- _RECORDED DATA_:
+ + + + + + +

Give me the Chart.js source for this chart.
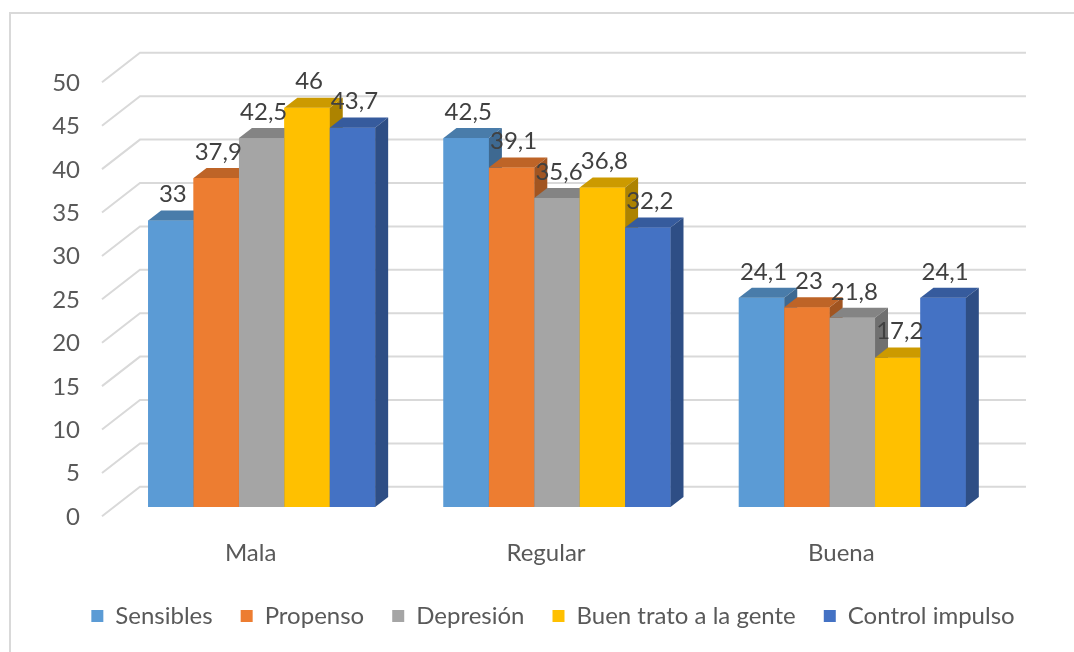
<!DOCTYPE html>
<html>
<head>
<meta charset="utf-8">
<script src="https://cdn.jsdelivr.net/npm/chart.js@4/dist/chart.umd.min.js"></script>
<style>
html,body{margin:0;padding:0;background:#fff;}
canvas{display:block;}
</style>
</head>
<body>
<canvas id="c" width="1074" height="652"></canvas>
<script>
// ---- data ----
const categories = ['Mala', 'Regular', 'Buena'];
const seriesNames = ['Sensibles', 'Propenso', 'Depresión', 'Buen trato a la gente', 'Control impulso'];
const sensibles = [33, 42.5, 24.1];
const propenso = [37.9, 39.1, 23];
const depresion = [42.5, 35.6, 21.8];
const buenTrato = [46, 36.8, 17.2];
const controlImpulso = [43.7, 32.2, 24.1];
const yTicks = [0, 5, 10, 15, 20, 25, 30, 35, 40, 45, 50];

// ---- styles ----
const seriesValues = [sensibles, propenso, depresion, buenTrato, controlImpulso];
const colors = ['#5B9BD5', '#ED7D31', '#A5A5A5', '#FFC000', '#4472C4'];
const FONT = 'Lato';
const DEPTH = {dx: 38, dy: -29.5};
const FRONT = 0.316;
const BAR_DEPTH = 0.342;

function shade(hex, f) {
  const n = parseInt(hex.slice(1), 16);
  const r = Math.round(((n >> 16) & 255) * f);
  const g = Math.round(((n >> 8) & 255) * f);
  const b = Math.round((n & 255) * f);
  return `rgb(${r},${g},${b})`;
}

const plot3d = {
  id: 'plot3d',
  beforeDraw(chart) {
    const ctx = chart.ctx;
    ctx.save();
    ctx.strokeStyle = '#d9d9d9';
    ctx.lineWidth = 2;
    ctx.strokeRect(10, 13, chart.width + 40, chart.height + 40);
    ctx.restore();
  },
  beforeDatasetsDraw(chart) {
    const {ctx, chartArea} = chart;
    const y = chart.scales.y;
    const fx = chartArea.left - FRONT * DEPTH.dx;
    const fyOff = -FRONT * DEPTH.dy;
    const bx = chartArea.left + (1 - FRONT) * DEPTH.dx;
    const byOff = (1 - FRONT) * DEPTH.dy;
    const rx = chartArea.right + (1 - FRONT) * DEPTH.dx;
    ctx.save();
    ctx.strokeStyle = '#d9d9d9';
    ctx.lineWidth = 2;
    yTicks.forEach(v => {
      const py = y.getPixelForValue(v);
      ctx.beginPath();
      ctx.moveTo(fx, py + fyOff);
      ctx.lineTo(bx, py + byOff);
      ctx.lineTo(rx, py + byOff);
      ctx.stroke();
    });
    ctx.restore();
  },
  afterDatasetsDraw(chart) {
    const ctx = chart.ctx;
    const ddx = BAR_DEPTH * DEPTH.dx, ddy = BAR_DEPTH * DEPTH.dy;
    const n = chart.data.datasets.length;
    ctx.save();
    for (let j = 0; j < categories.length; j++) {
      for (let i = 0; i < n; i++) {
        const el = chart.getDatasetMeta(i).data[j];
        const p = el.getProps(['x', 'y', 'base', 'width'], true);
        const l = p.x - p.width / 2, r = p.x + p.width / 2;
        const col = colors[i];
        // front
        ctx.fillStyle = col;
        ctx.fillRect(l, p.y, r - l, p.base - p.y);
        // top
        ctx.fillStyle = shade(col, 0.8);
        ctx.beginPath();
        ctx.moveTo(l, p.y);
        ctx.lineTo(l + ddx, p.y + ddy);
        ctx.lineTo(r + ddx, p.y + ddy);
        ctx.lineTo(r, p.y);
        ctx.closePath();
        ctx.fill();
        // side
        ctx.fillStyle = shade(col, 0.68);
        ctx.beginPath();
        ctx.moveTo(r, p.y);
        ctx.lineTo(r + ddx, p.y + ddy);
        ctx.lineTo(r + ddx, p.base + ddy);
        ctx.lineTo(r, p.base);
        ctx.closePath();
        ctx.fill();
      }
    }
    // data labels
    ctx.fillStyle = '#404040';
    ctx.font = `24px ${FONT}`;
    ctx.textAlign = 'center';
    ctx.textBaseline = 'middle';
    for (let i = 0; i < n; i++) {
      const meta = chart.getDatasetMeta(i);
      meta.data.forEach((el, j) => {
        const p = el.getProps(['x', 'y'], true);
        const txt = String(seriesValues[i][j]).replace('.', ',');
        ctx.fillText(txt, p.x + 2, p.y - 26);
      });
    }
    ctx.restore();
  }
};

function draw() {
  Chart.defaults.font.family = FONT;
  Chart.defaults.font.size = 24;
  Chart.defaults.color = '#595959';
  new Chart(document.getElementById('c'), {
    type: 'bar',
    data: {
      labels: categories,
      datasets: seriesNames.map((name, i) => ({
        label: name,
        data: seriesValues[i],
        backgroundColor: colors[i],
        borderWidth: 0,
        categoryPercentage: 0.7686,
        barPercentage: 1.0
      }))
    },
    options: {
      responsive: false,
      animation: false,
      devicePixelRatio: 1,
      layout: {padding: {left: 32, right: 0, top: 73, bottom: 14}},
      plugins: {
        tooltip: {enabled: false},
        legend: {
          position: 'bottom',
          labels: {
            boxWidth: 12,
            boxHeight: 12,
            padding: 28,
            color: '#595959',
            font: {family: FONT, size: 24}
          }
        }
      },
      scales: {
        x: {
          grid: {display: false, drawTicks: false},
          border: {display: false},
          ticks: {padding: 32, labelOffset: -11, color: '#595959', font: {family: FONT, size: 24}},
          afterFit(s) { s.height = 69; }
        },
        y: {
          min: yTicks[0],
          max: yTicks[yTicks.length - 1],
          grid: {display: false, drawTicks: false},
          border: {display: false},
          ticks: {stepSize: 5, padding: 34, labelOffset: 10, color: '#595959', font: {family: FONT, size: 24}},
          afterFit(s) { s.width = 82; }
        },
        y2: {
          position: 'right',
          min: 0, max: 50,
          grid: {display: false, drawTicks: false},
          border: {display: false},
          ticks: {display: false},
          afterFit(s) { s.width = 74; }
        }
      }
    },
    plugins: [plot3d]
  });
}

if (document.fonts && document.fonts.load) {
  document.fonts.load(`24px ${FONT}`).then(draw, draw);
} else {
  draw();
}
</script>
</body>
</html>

+ + + + + + +

- _YOUR TASK_: Go from the first line of the data above to the line containing "const BAR_DEPTH = 0.342;" and retype exactly those lines, both included, but none of the pictures.

- _CORRECT OUTPUT_:
Give me the Chart.js source for this chart.
<!DOCTYPE html>
<html>
<head>
<meta charset="utf-8">
<script src="https://cdn.jsdelivr.net/npm/chart.js@4/dist/chart.umd.min.js"></script>
<style>
html,body{margin:0;padding:0;background:#fff;}
canvas{display:block;}
</style>
</head>
<body>
<canvas id="c" width="1074" height="652"></canvas>
<script>
// ---- data ----
const categories = ['Mala', 'Regular', 'Buena'];
const seriesNames = ['Sensibles', 'Propenso', 'Depresión', 'Buen trato a la gente', 'Control impulso'];
const sensibles = [33, 42.5, 24.1];
const propenso = [37.9, 39.1, 23];
const depresion = [42.5, 35.6, 21.8];
const buenTrato = [46, 36.8, 17.2];
const controlImpulso = [43.7, 32.2, 24.1];
const yTicks = [0, 5, 10, 15, 20, 25, 30, 35, 40, 45, 50];

// ---- styles ----
const seriesValues = [sensibles, propenso, depresion, buenTrato, controlImpulso];
const colors = ['#5B9BD5', '#ED7D31', '#A5A5A5', '#FFC000', '#4472C4'];
const FONT = 'Lato';
const DEPTH = {dx: 38, dy: -29.5};
const FRONT = 0.316;
const BAR_DEPTH = 0.342;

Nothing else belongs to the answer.